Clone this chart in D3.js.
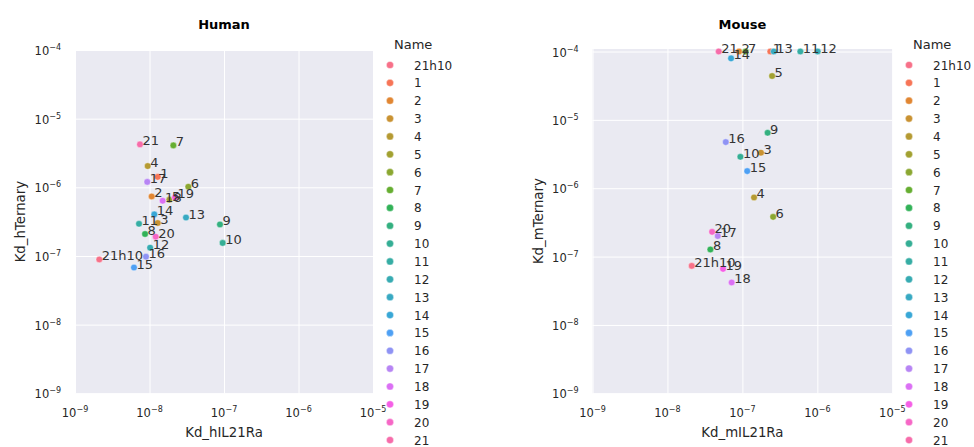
<!DOCTYPE html>
<html><head><meta charset="utf-8">
<script src="https://cdn.jsdelivr.net/npm/d3@7"></script>
<style>
body{margin:0;background:#fff;}
svg{display:block;font-family:"DejaVu Sans",sans-serif;}
</style></head>
<body><svg id="c" width="974" height="447"></svg>
<script>
const names = ["21h10","1","2","3","4","5","6","7","8","9","10","11","12","13","14","15","16","17","18","19","20","21"];
const humanX = [2.12e-9,1.29e-8,1.07e-8,1.29e-8,9.46e-9,1.85e-8,3.32e-8,2.09e-8,8.71e-9,8.83e-8,9.59e-8,7.23e-9,1.02e-8,3.09e-8,1.16e-8,6.19e-9,8.97e-9,9.33e-9,1.50e-8,2.20e-8,1.21e-8,7.45e-9];
const humanY = [8.9e-8,1.42e-6,7.36e-7,3.02e-7,2.04e-6,6.61e-7,1.02e-6,4.08e-6,2.09e-7,2.88e-7,1.55e-7,2.94e-7,1.32e-7,3.63e-7,4.03e-7,6.79e-8,9.77e-8,1.20e-6,6.37e-7,7.13e-7,1.91e-7,4.22e-6];
const mouseX = [2.11e-8,2.36e-7,9.02e-8,1.77e-7,1.43e-7,2.49e-7,2.57e-7,1.10e-7,3.74e-8,2.17e-7,9.40e-8,5.93e-7,1.01e-6,2.62e-7,7.06e-8,1.16e-7,6.0e-8,4.69e-8,7.19e-8,5.52e-8,3.94e-8,4.83e-8];
const mouseY = [7.31e-8,1e-4,1e-4,3.31e-6,7.33e-7,4.38e-5,3.81e-7,1e-4,1.27e-7,6.47e-6,2.88e-6,1e-4,1e-4,1e-4,7.94e-5,1.78e-6,4.73e-6,2.0e-7,4.18e-8,6.61e-8,2.30e-7,1e-4];
const tickVals = [1e-9,1e-8,1e-7,1e-6,1e-5,1e-4];
const tickExps = ["−9","−8","−7","−6","−5","−4"];

// seaborn husl palette
function huslToRgb(H,S,L){
  const m=[[3.2406,-1.5372,-0.4986],[-0.9689,1.8758,0.0415],[0.0557,-0.2040,1.0570]];
  const refU=0.19784, refV=0.46834, kappa=24389/27, eps=216/24389;
  function maxChroma(L,H){
    const hr=H*Math.PI/180, sinH=Math.sin(hr), cosH=Math.cos(hr);
    const sub1=Math.pow(L+16,3)/1560896; const sub2=sub1>0.008856?sub1:L/903.3;
    let res=Infinity;
    for(const r of m){
      const top=(0.99915*r[0]+1.05122*r[1]+1.14460*r[2])*sub2;
      const rb=0.86330*r[2]-0.17266*r[1], lb=0.12949*r[2]-0.38848*r[0];
      const bottom=(rb*sinH+lb*cosH)*sub2;
      for(const t of [0,1]){const C=L*(top-1.05122*t)/(bottom+0.17266*sinH*t); if(C>0&&C<res)res=C;}
    }
    return res;
  }
  const C=maxChroma(L,H)/100*S;
  const hr=H*Math.PI/180; const U=Math.cos(hr)*C, V=Math.sin(hr)*C;
  const t=(L+16)/116; const Y=Math.pow(t,3)>eps?Math.pow(t,3):(116*t-16)/kappa;
  const vU=U/(13*L)+refU, vV=V/(13*L)+refV;
  const X=-(9*Y*vU)/((vU-4)*vV-vU*vV);
  const Z=(9*Y-15*vV*Y-vV*X)/(3*vV);
  const fl=c=>c<=0.0031308?12.92*c:1.055*Math.pow(c,1/2.4)-0.055;
  const rgb=m.map(r=>Math.max(0,Math.min(1,fl(r[0]*X+r[1]*Y+r[2]*Z))));
  return d3.rgb(rgb[0]*255,rgb[1]*255,rgb[2]*255).formatHex();
}
function huslPalette(n){
  const out=[];
  for(let i=0;i<n;i++){let h=(i/n+0.01)%1; out.push(huslToRgb(h*359,0.9*99,0.65*99));}
  return out;
}
const color=d3.scaleOrdinal().domain(names).range(huslPalette(names.length));

const svg=d3.select("#c");
const TXT="#262626";

function panel(cfg){
  const {x0,x1,y0,y1,yTop,title,xs,ys,xlab,ylab,legX}=cfg;
  const x=d3.scaleLog().domain([1e-9,1e-5]).range([x0,x1]);
  const y=d3.scaleLog().domain([1e-9,yTop]).range([y1,y0]);
  const g=svg.append("g");
  g.append("rect").attr("x",x0).attr("y",y0).attr("width",x1-x0).attr("height",y1-y0).attr("fill","#EAEAF2");
  const gx=g.append("g").attr("transform",`translate(0,${y1})`)
    .call(d3.axisBottom(x).tickValues(tickVals.slice(0,5)).tickSize(-(y1-y0)).tickFormat(""));
  gx.select(".domain").remove();
  gx.selectAll("line").attr("stroke","#fff").attr("stroke-width",1);
  const gy=g.append("g").attr("transform",`translate(${x0},0)`)
    .call(d3.axisLeft(y).tickValues(tickVals).tickSize(-(x1-x0)).tickFormat(""));
  gy.select(".domain").remove();
  gy.selectAll("line").attr("stroke","#fff").attr("stroke-width",1);
  tickVals.slice(0,5).forEach((v,i)=>{
    const t=g.append("text").attr("x",x(v)).attr("y",417).attr("text-anchor","middle").attr("fill",TXT).attr("font-size","11.5px");
    t.append("tspan").text("10");
    t.append("tspan").attr("dy",-5).attr("font-size","8px").text(tickExps[i]);
  });
  tickVals.forEach((v,i)=>{
    const t=g.append("text").attr("x",x0-14).attr("y",y(v)+5).attr("text-anchor","end").attr("fill",TXT).attr("font-size","11.5px");
    t.append("tspan").text("10");
    t.append("tspan").attr("dy",-5).attr("font-size","8px").text(tickExps[i]);
  });
  g.append("text").attr("x",(x0+x1)/2).attr("y",437).attr("text-anchor","middle").attr("fill",TXT).attr("font-size","13.3px").text(xlab);
  g.append("text").attr("transform",`translate(${x0-50},${(y0+y1)/2}) rotate(-90)`).attr("text-anchor","middle").attr("fill",TXT).attr("font-size","13.3px").text(ylab);
  g.append("text").attr("x",(x0+x1)/2).attr("y",29).attr("text-anchor","middle").attr("fill","#000").attr("font-weight","bold").attr("font-size","13px").text(title);
  const data=names.map((n,i)=>({n,x:xs[i],y:ys[i]}));
  g.append("g").selectAll("circle").data(data).join("circle")
    .attr("cx",d=>x(d.x)).attr("cy",d=>y(d.y)).attr("r",3.3)
    .attr("fill",d=>color(d.n)).attr("stroke","#fff").attr("stroke-width",0.4);
  g.append("g").selectAll("text").data(data).join("text")
    .attr("x",d=>x(d.x)+2.5).attr("y",d=>y(d.y)+1)
    .attr("fill","#333").attr("font-size","13px").text(d=>d.n);
  const lg=g.append("g");
  lg.append("text").attr("x",legX+4).attr("y",49).attr("fill",TXT).attr("font-size","13px").text("Name");
  names.forEach((n,i)=>{
    const yy=65+i*17.86;
    lg.append("circle").attr("cx",legX).attr("cy",yy).attr("r",3.6).attr("fill",color(n)).attr("stroke","#fff").attr("stroke-width",0.4);
    lg.append("text").attr("x",legX+24).attr("y",yy+4.5).attr("fill",TXT).attr("font-size","12px").text(n);
  });
}

panel({x0:75,x1:373,y0:50,y1:393.3,yTop:1e-4,title:"Human",xs:humanX,ys:humanY,xlab:"Kd_hIL21Ra",ylab:"Kd_hTernary",legX:390});
panel({x0:592.5,x1:892.3,y0:49,y1:393.3,yTop:1.088e-4,title:"Mouse",xs:mouseX,ys:mouseY,xlab:"Kd_mIL21Ra",ylab:"Kd_mTernary",legX:909});
</script></body></html>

● Exercise requirements
Using the data above, write out every line exactly, leaving the images behind.

● Exercise answer
Clone this chart in D3.js.
<!DOCTYPE html>
<html><head><meta charset="utf-8">
<script src="https://cdn.jsdelivr.net/npm/d3@7"></script>
<style>
body{margin:0;background:#fff;}
svg{display:block;font-family:"DejaVu Sans",sans-serif;}
</style></head>
<body><svg id="c" width="974" height="447"></svg>
<script>
const names = ["21h10","1","2","3","4","5","6","7","8","9","10","11","12","13","14","15","16","17","18","19","20","21"];
const humanX = [2.12e-9,1.29e-8,1.07e-8,1.29e-8,9.46e-9,1.85e-8,3.32e-8,2.09e-8,8.71e-9,8.83e-8,9.59e-8,7.23e-9,1.02e-8,3.09e-8,1.16e-8,6.19e-9,8.97e-9,9.33e-9,1.50e-8,2.20e-8,1.21e-8,7.45e-9];
const humanY = [8.9e-8,1.42e-6,7.36e-7,3.02e-7,2.04e-6,6.61e-7,1.02e-6,4.08e-6,2.09e-7,2.88e-7,1.55e-7,2.94e-7,1.32e-7,3.63e-7,4.03e-7,6.79e-8,9.77e-8,1.20e-6,6.37e-7,7.13e-7,1.91e-7,4.22e-6];
const mouseX = [2.11e-8,2.36e-7,9.02e-8,1.77e-7,1.43e-7,2.49e-7,2.57e-7,1.10e-7,3.74e-8,2.17e-7,9.40e-8,5.93e-7,1.01e-6,2.62e-7,7.06e-8,1.16e-7,6.0e-8,4.69e-8,7.19e-8,5.52e-8,3.94e-8,4.83e-8];
const mouseY = [7.31e-8,1e-4,1e-4,3.31e-6,7.33e-7,4.38e-5,3.81e-7,1e-4,1.27e-7,6.47e-6,2.88e-6,1e-4,1e-4,1e-4,7.94e-5,1.78e-6,4.73e-6,2.0e-7,4.18e-8,6.61e-8,2.30e-7,1e-4];
const tickVals = [1e-9,1e-8,1e-7,1e-6,1e-5,1e-4];
const tickExps = ["−9","−8","−7","−6","−5","−4"];

// seaborn husl palette
function huslToRgb(H,S,L){
  const m=[[3.2406,-1.5372,-0.4986],[-0.9689,1.8758,0.0415],[0.0557,-0.2040,1.0570]];
  const refU=0.19784, refV=0.46834, kappa=24389/27, eps=216/24389;
  function maxChroma(L,H){
    const hr=H*Math.PI/180, sinH=Math.sin(hr), cosH=Math.cos(hr);
    const sub1=Math.pow(L+16,3)/1560896; const sub2=sub1>0.008856?sub1:L/903.3;
    let res=Infinity;
    for(const r of m){
      const top=(0.99915*r[0]+1.05122*r[1]+1.14460*r[2])*sub2;
      const rb=0.86330*r[2]-0.17266*r[1], lb=0.12949*r[2]-0.38848*r[0];
      const bottom=(rb*sinH+lb*cosH)*sub2;
      for(const t of [0,1]){const C=L*(top-1.05122*t)/(bottom+0.17266*sinH*t); if(C>0&&C<res)res=C;}
    }
    return res;
  }
  const C=maxChroma(L,H)/100*S;
  const hr=H*Math.PI/180; const U=Math.cos(hr)*C, V=Math.sin(hr)*C;
  const t=(L+16)/116; const Y=Math.pow(t,3)>eps?Math.pow(t,3):(116*t-16)/kappa;
  const vU=U/(13*L)+refU, vV=V/(13*L)+refV;
  const X=-(9*Y*vU)/((vU-4)*vV-vU*vV);
  const Z=(9*Y-15*vV*Y-vV*X)/(3*vV);
  const fl=c=>c<=0.0031308?12.92*c:1.055*Math.pow(c,1/2.4)-0.055;
  const rgb=m.map(r=>Math.max(0,Math.min(1,fl(r[0]*X+r[1]*Y+r[2]*Z))));
  return d3.rgb(rgb[0]*255,rgb[1]*255,rgb[2]*255).formatHex();
}
function huslPalette(n){
  const out=[];
  for(let i=0;i<n;i++){let h=(i/n+0.01)%1; out.push(huslToRgb(h*359,0.9*99,0.65*99));}
  return out;
}
const color=d3.scaleOrdinal().domain(names).range(huslPalette(names.length));

const svg=d3.select("#c");
const TXT="#262626";

function panel(cfg){
  const {x0,x1,y0,y1,yTop,title,xs,ys,xlab,ylab,legX}=cfg;
  const x=d3.scaleLog().domain([1e-9,1e-5]).range([x0,x1]);
  const y=d3.scaleLog().domain([1e-9,yTop]).range([y1,y0]);
  const g=svg.append("g");
  g.append("rect").attr("x",x0).attr("y",y0).attr("width",x1-x0).attr("height",y1-y0).attr("fill","#EAEAF2");
  const gx=g.append("g").attr("transform",`translate(0,${y1})`)
    .call(d3.axisBottom(x).tickValues(tickVals.slice(0,5)).tickSize(-(y1-y0)).tickFormat(""));
  gx.select(".domain").remove();
  gx.selectAll("line").attr("stroke","#fff").attr("stroke-width",1);
  const gy=g.append("g").attr("transform",`translate(${x0},0)`)
    .call(d3.axisLeft(y).tickValues(tickVals).tickSize(-(x1-x0)).tickFormat(""));
  gy.select(".domain").remove();
  gy.selectAll("line").attr("stroke","#fff").attr("stroke-width",1);
  tickVals.slice(0,5).forEach((v,i)=>{
    const t=g.append("text").attr("x",x(v)).attr("y",417).attr("text-anchor","middle").attr("fill",TXT).attr("font-size","11.5px");
    t.append("tspan").text("10");
    t.append("tspan").attr("dy",-5).attr("font-size","8px").text(tickExps[i]);
  });
  tickVals.forEach((v,i)=>{
    const t=g.append("text").attr("x",x0-14).attr("y",y(v)+5).attr("text-anchor","end").attr("fill",TXT).attr("font-size","11.5px");
    t.append("tspan").text("10");
    t.append("tspan").attr("dy",-5).attr("font-size","8px").text(tickExps[i]);
  });
  g.append("text").attr("x",(x0+x1)/2).attr("y",437).attr("text-anchor","middle").attr("fill",TXT).attr("font-size","13.3px").text(xlab);
  g.append("text").attr("transform",`translate(${x0-50},${(y0+y1)/2}) rotate(-90)`).attr("text-anchor","middle").attr("fill",TXT).attr("font-size","13.3px").text(ylab);
  g.append("text").attr("x",(x0+x1)/2).attr("y",29).attr("text-anchor","middle").attr("fill","#000").attr("font-weight","bold").attr("font-size","13px").text(title);
  const data=names.map((n,i)=>({n,x:xs[i],y:ys[i]}));
  g.append("g").selectAll("circle").data(data).join("circle")
    .attr("cx",d=>x(d.x)).attr("cy",d=>y(d.y)).attr("r",3.3)
    .attr("fill",d=>color(d.n)).attr("stroke","#fff").attr("stroke-width",0.4);
  g.append("g").selectAll("text").data(data).join("text")
    .attr("x",d=>x(d.x)+2.5).attr("y",d=>y(d.y)+1)
    .attr("fill","#333").attr("font-size","13px").text(d=>d.n);
  const lg=g.append("g");
  lg.append("text").attr("x",legX+4).attr("y",49).attr("fill",TXT).attr("font-size","13px").text("Name");
  names.forEach((n,i)=>{
    const yy=65+i*17.86;
    lg.append("circle").attr("cx",legX).attr("cy",yy).attr("r",3.6).attr("fill",color(n)).attr("stroke","#fff").attr("stroke-width",0.4);
    lg.append("text").attr("x",legX+24).attr("y",yy+4.5).attr("fill",TXT).attr("font-size","12px").text(n);
  });
}

panel({x0:75,x1:373,y0:50,y1:393.3,yTop:1e-4,title:"Human",xs:humanX,ys:humanY,xlab:"Kd_hIL21Ra",ylab:"Kd_hTernary",legX:390});
panel({x0:592.5,x1:892.3,y0:49,y1:393.3,yTop:1.088e-4,title:"Mouse",xs:mouseX,ys:mouseY,xlab:"Kd_mIL21Ra",ylab:"Kd_mTernary",legX:909});
</script></body></html>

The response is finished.